Entries with chart source code
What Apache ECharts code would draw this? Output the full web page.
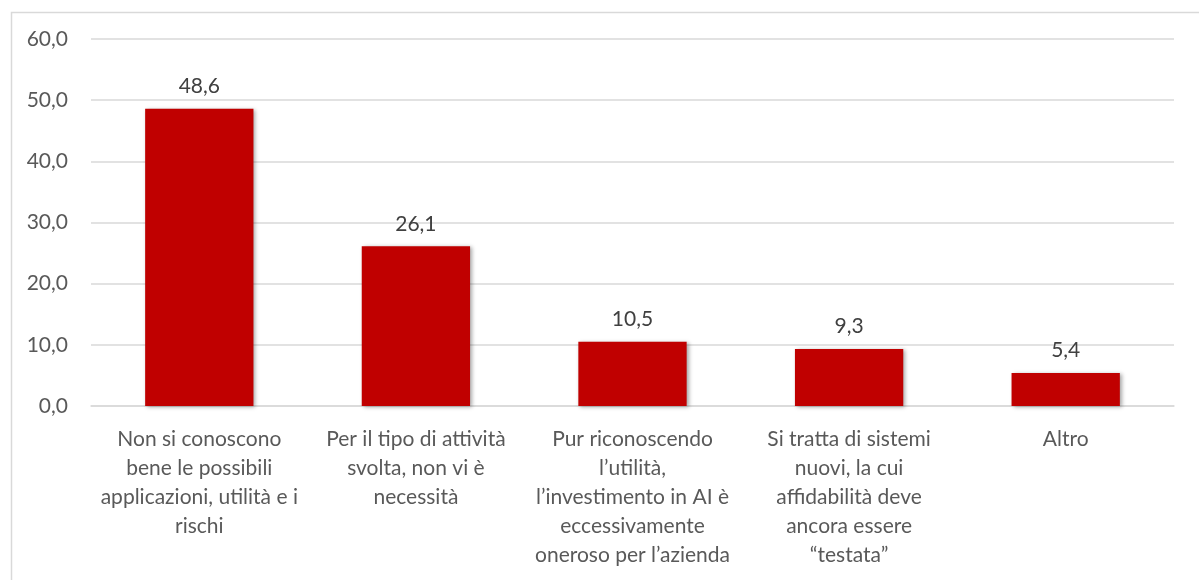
<!DOCTYPE html>
<html>
<head>
<meta charset="utf-8">
<script src="https://cdn.jsdelivr.net/npm/echarts@6/dist/echarts.min.js"></script>
<style>
html,body{margin:0;padding:0;background:#fff;}
#chart{width:1199px;height:580px;}
</style>
</head>
<body>
<div id="chart"></div>
<script>
const categories = [
  "Non si conoscono\nbene le possibili\napplicazioni, utilità e i\nrischi",
  "Per il tipo di attività\nsvolta, non vi è\nnecessità",
  "Pur riconoscendo\nl’utilità,\nl’investimento in AI è\neccessivamente\noneroso per l’azienda",
  "Si tratta di sistemi\nnuovi, la cui\naffidabilità deve\nancora essere\n“testata”",
  "Altro"
];
const values = [48.6, 26.1, 10.5, 9.3, 5.4];

const fmt = v => Number(v).toFixed(1).replace('.', ',');
const FONT = 'Lato, "Open Sans", sans-serif';

const chart = echarts.init(document.getElementById('chart'), null, {renderer: 'canvas'});
chart.setOption({
  animation: false,
  backgroundColor: '#ffffff',
  textStyle: {fontFamily: FONT},
  graphic: [{
    type: 'rect', left: 9, top: 10, z: -1,
    shape: {x: 0, y: 0, width: 1300, height: 700},
    style: {fill: 'none', stroke: '#d9d9d9', lineWidth: 1.5}
  }],
  grid: {left: 91, right: 25, top: 39, bottom: 174, containLabel: false},
  xAxis: {
    type: 'category',
    data: categories,
    axisLine: {lineStyle: {color: '#d9d9d9', width: 1.5}},
    axisTick: {show: false},
    axisLabel: {interval: 0, color: '#595959', fontSize: 21, lineHeight: 29, margin: 19, fontFamily: FONT}
  },
  yAxis: {
    type: 'value', min: 0, max: 60, interval: 10,
    axisLine: {show: false},
    axisTick: {show: false},
    splitLine: {lineStyle: {color: '#d9d9d9', width: 1.5}},
    axisLabel: {color: '#595959', fontSize: 21, margin: 23, formatter: fmt, fontFamily: FONT}
  },
  series: [{
    type: 'bar',
    data: values,
    barWidth: '50%',
    itemStyle: {color: '#C00000', shadowColor: 'rgba(0,0,0,0.35)', shadowBlur: 4, shadowOffsetX: 2, shadowOffsetY: 1},
    label: {show: true, position: 'top', distance: 12, color: '#404040', fontSize: 21, formatter: p => fmt(p.value), fontFamily: FONT}
  }]
});
</script>
</body>
</html>
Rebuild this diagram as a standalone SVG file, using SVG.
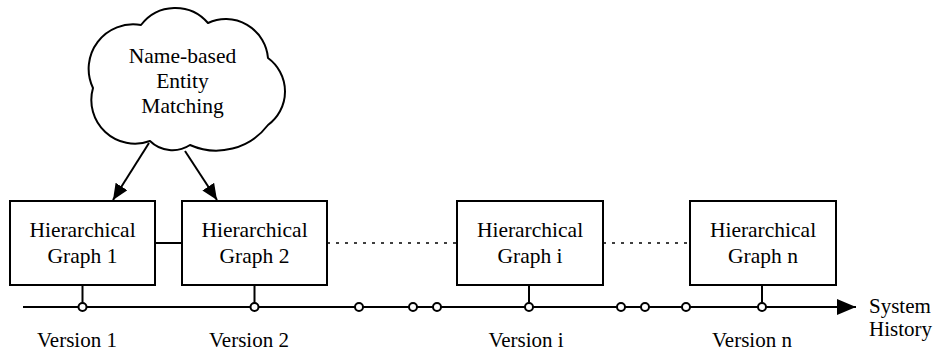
<svg xmlns="http://www.w3.org/2000/svg" width="935" height="353" viewBox="0 0 935 353">
<style>
text{font-family:"Liberation Serif","Times New Roman",serif;font-size:21.5px;fill:#000}
.v{font-size:21px}
.box{fill:#fff;stroke:#000;stroke-width:2}
.ln{stroke:#000;stroke-width:2;fill:none}
.dot{stroke:#000;stroke-width:1.6;fill:none;stroke-dasharray:3 6}
.c{fill:#fff;stroke:#000;stroke-width:2}
</style>
<defs>
<marker id="ah" markerWidth="16" markerHeight="14" refX="16" refY="7" orient="auto" markerUnits="userSpaceOnUse">
<path d="M0,0 L16,7 L0,14 Z" fill="#000"/>
</marker>
<marker id="ah2" markerWidth="19" markerHeight="16" refX="19" refY="8" orient="auto" markerUnits="userSpaceOnUse">
<path d="M0,0 L19,8 L0,16 Z" fill="#000"/>
</marker>
</defs>
<g id="connectors">
<line class="ln" x1="155" y1="243" x2="182" y2="243"/>
<line class="dot" x1="327" y1="243" x2="457" y2="243"/>
<line class="dot" x1="603" y1="243" x2="690" y2="243"/>
<line class="ln" x1="149" y1="143" x2="113" y2="200" marker-end="url(#ah)"/>
<line class="ln" x1="185" y1="151" x2="217" y2="200" marker-end="url(#ah)"/>
<line class="ln" x1="23" y1="307" x2="856" y2="307" marker-end="url(#ah2)"/>
<line class="ln" x1="82.5" y1="285" x2="82.5" y2="303"/>
<line class="ln" x1="254.5" y1="285" x2="254.5" y2="303"/>
<line class="ln" x1="529" y1="285" x2="529" y2="303"/>
<line class="ln" x1="762" y1="285" x2="762" y2="303"/>
</g>
<g id="timeline-points">
<circle class="c" cx="82.5" cy="307" r="4"/>
<circle class="c" cx="254.5" cy="307" r="4"/>
<circle class="c" cx="359" cy="307" r="4"/>
<circle class="c" cx="413" cy="307" r="4"/>
<circle class="c" cx="437" cy="307" r="4"/>
<circle class="c" cx="529" cy="307" r="4"/>
<circle class="c" cx="621" cy="307" r="4"/>
<circle class="c" cx="645" cy="307" r="4"/>
<circle class="c" cx="686" cy="307" r="4"/>
<circle class="c" cx="762" cy="307" r="4"/>
</g>
<g id="cloud">
<path d="M93,88 A44.5,44.5 0 0 1 141,25 A43,43 0 0 1 208,23 A42.4,42.4 0 0 1 268,58 A41.5,41.5 0 0 1 268,125 A65,65 0 0 1 190,145 A32,32 0 0 1 150,141 A43.7,43.7 0 0 1 93,88 Z" fill="#fff" stroke="#000" stroke-width="2" stroke-linejoin="round"/>
<text x="182.5" y="63" text-anchor="middle">Name-based</text>
<text x="182.5" y="88" text-anchor="middle">Entity</text>
<text x="182.5" y="113" text-anchor="middle">Matching</text>
</g>
<g id="graph1">
<rect class="box" x="10" y="201" width="145" height="84"/>
<text x="82.5" y="237" text-anchor="middle">Hierarchical</text>
<text x="82.5" y="263" text-anchor="middle">Graph 1</text>
</g>
<g id="graph2">
<rect class="box" x="182" y="201" width="145" height="84"/>
<text x="254.5" y="237" text-anchor="middle">Hierarchical</text>
<text x="254.5" y="263" text-anchor="middle">Graph 2</text>
</g>
<g id="graphi">
<rect class="box" x="457" y="201" width="146" height="84"/>
<text x="530" y="237" text-anchor="middle">Hierarchical</text>
<text x="530" y="263" text-anchor="middle">Graph i</text>
</g>
<g id="graphn">
<rect class="box" x="690" y="201" width="146" height="84"/>
<text x="763" y="237" text-anchor="middle">Hierarchical</text>
<text x="763" y="263" text-anchor="middle">Graph n</text>
</g>
<g id="labels">
<text class="v" x="77" y="347" text-anchor="middle">Version 1</text>
<text class="v" x="249" y="347" text-anchor="middle">Version 2</text>
<text class="v" x="526" y="347" text-anchor="middle">Version i</text>
<text class="v" x="752" y="347" text-anchor="middle">Version n</text>
<text class="v" x="869" y="313">System</text>
<text class="v" x="869" y="336">History</text>
</g>
</svg>
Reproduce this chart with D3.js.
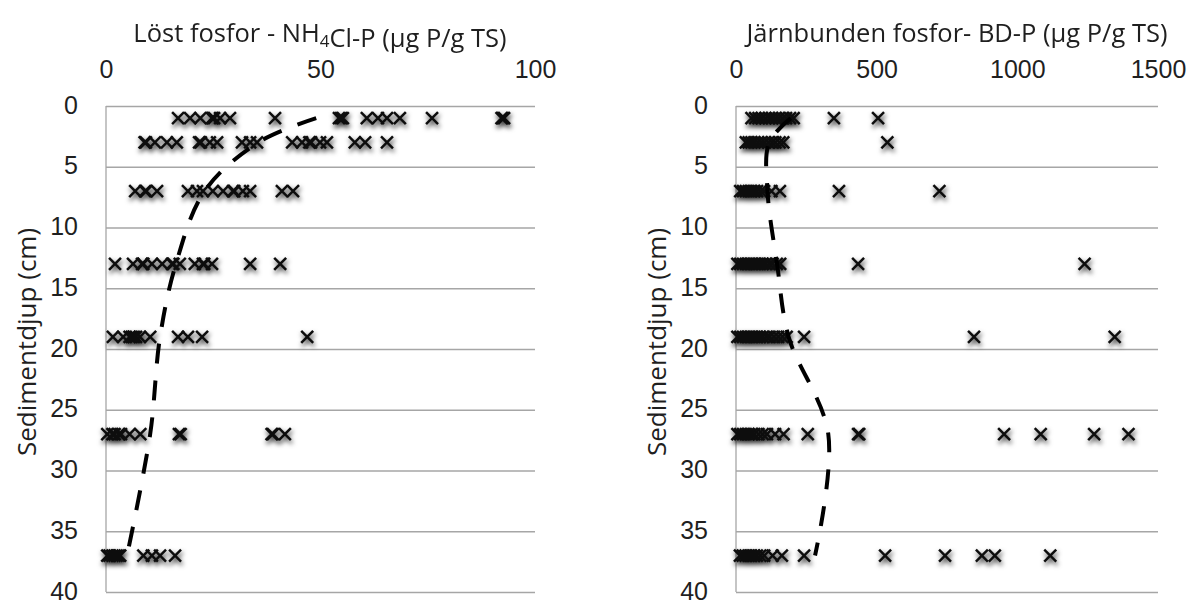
<!DOCTYPE html>
<html>
<head>
<meta charset="utf-8">
<script src="https://cdn.jsdelivr.net/npm/d3@7"></script>
<style>
  body { margin: 0; background: #fff; }
  svg { display: block; font-family: "Open Sans", sans-serif; }
  .grid line { stroke: #a6a6a6; stroke-width: 1.3; }
  .grid .domain { display: none; }
  .tick text { fill: #1f1f1f; font-size: 25px; }
  .xaxis .domain { display: none; }
  .title { fill: #1f1f1f; font-size: 25.5px; }
  .ytitle { fill: #1f1f1f; font-size: 26px; }
</style>
</head>
<body>
<div id="chart"></div>
<script>
  // depth of each sampling row (cm)
  const depths = [1, 3, 7, 13, 19, 27, 37];
  const depthTicks = [0, 5, 10, 15, 20, 25, 30, 35, 40];

  // Löst fosfor NH4Cl-P, one list per depth row
  const nh4clP = [
    [16.8, 19.6, 22, 24.7, 24.9, 25.2, 26.6, 28.9, 39.4, 54.3, 54.8, 55.2, 60.8, 63.4, 65.5, 68.5, 76, 92.2, 92.5, 92.8],
    [9, 9.3, 11.4, 14.2, 16.5, 21.7, 22.1, 24.2, 25.9, 31.7, 33.6, 35.2, 43.4, 45.7, 47.4, 47.8, 49.9, 51.5, 58, 60.4, 65.5],
    [6.8, 9.1, 9.4, 11.9, 19.1, 21.2, 22.6, 24.9, 27.3, 29.6, 29.9, 31.9, 33.6, 41, 43.6],
    [2.1, 6.3, 8.4, 8.7, 10.7, 13.1, 15.4, 15.7, 17.2, 20.7, 22.6, 22.9, 24.7, 33.6, 40.6],
    [1.6, 4, 5.5, 6, 6.5, 7, 7.9, 10.3, 16.8, 19.1, 22.4, 46.9],
    [0.3, 1.5, 2, 3, 3.5, 5.5, 8, 17, 17.4, 38.6, 38.9, 41.7],
    [0.3, 0.8, 1.5, 2, 2.5, 3, 3.3, 8.7, 10.7, 12.6, 16.1]
  ];
  const nh4clTrend = [49, 35.5, 23, 16.3, 12.6, 10.3, 4.9];
  const nh4clTicks = [0, 50, 100];

  // Järnbunden fosfor BD-P, one list per depth row
  const bdP = [
    [55, 68, 80, 92, 105, 118, 128, 140, 152, 165, 178, 192, 205, 348, 505],
    [35, 45, 55, 65, 78, 90, 102, 115, 128, 140, 155, 168, 538],
    [15, 25, 35, 45, 55, 65, 75, 88, 100, 126, 156, 366, 723],
    [5, 15, 25, 35, 45, 55, 65, 75, 85, 95, 105, 118, 130, 145, 157, 434, 1239],
    [5, 15, 25, 35, 45, 55, 65, 75, 85, 95, 108, 120, 135, 150, 165, 180, 242, 846, 1346],
    [5, 15, 25, 35, 45, 55, 65, 80, 95, 110, 139, 169, 255, 434, 438, 953, 1083, 1273, 1395],
    [14, 24, 34, 44, 54, 64, 74, 86, 100, 130, 163, 242, 530, 743, 874, 920, 1117]
  ];
  const bdTrend = [195, 118, 112, 146, 187, 328, 281];
  const bdTicks = [0, 500, 1000, 1500];

  const svg = d3.select("#chart").append("svg")
    .attr("width", 1191)
    .attr("height", 603);

  const defs = svg.append("defs");
  defs.append("filter")
      .attr("id", "shadow")
      .attr("x", "-20%").attr("y", "-20%")
      .attr("width", "140%").attr("height", "140%")
    .append("feDropShadow")
      .attr("dx", 1).attr("dy", 3)
      .attr("stdDeviation", 2.6)
      .attr("flood-color", "#000")
      .attr("flood-opacity", 0.8);

  const plotTop = 106, plotBottom = 592;

  const y = d3.scaleLinear().domain([0, 40]).range([plotTop, plotBottom]);

  const marker = d3.symbol().type(d3.symbolX).size(95);

  function panel(left, right, maxX, ticks, values, trend, title) {
    const x = d3.scaleLinear().domain([0, maxX]).range([left, right]);
    const g = svg.append("g");

    // horizontal gridlines + depth labels
    g.append("g")
      .attr("class", "grid")
      .attr("transform", "translate(" + left + ",0)")
      .call(d3.axisLeft(y).tickValues(depthTicks).tickSize(-(right - left)).tickPadding(28))
      .call((s) => s.selectAll(".tick text").attr("text-anchor", "end").attr("dy", "0.28em"));

    // vertical axis line
    g.append("line")
      .attr("x1", left).attr("x2", left)
      .attr("y1", plotTop).attr("y2", plotBottom)
      .attr("stroke", "#a6a6a6")
      .attr("stroke-width", 1.3);

    // x axis along the top
    g.append("g")
      .attr("class", "xaxis")
      .attr("transform", "translate(0," + plotTop + ")")
      .call(d3.axisTop(x).tickValues(ticks).tickFormat(d3.format("d")).tickSize(0).tickPadding(28));

    // markers
    const pts = [];
    values.forEach((row, i) => row.forEach((v) => pts.push({depth: depths[i], value: v})));

    g.append("g")
      .attr("filter", "url(#shadow)")
      .selectAll("path")
      .data(pts)
      .join("path")
        .attr("d", marker)
        .attr("transform", (d) => "translate(" + x(d.value) + "," + y(d.depth) + ")")
        .attr("fill", "none")
        .attr("stroke", "#111")
        .attr("stroke-width", 2.5);

    // dashed trend
    const line = d3.line()
      .x((d) => x(d))
      .y((d, i) => y(depths[i]))
      .curve(d3.curveCatmullRom);

    g.append("path")
      .datum(trend)
      .attr("d", line)
      .attr("fill", "none")
      .attr("stroke", "#000")
      .attr("stroke-width", 4)
      .attr("stroke-dasharray", "20,17");

    // titles
    const t = g.append("text")
      .attr("class", "title")
      .attr("x", title.cx)
      .attr("y", 42)
      .attr("text-anchor", "middle");
    title.parts.forEach((p) => {
      if (p.sub) {
        t.append("tspan").attr("dy", 5).attr("font-size", "17px").text(p.text);
        t.append("tspan").attr("dy", -5).text("");
      } else {
        t.append("tspan").text(p.text);
      }
    });

    g.append("text")
      .attr("class", "ytitle")
      .attr("transform", "translate(" + (left - 79) + "," + 342 + ") rotate(-90)")
      .attr("text-anchor", "middle")
      .attr("dy", "0.35em")
      .text("Sedimentdjup (cm)");
  }

  panel(106, 535, 100, nh4clTicks, nh4clP, nh4clTrend,
    {cx: 320, parts: [{text: "Löst fosfor - NH"}, {text: "4", sub: true}, {text: "Cl-P (µg P/g TS)"}]});

  panel(736, 1158, 1500, bdTicks, bdP, bdTrend,
    {cx: 957, parts: [{text: "Järnbunden fosfor- BD-P (µg P/g TS)"}]});
</script>
</body>
</html>
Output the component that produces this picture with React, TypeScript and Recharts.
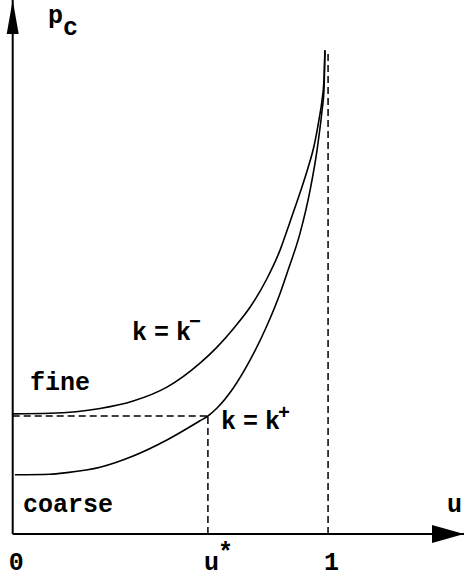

→ Task statement
Lines of the listing that contain the word "Output" are to be counted; report only their number.

→ Result
2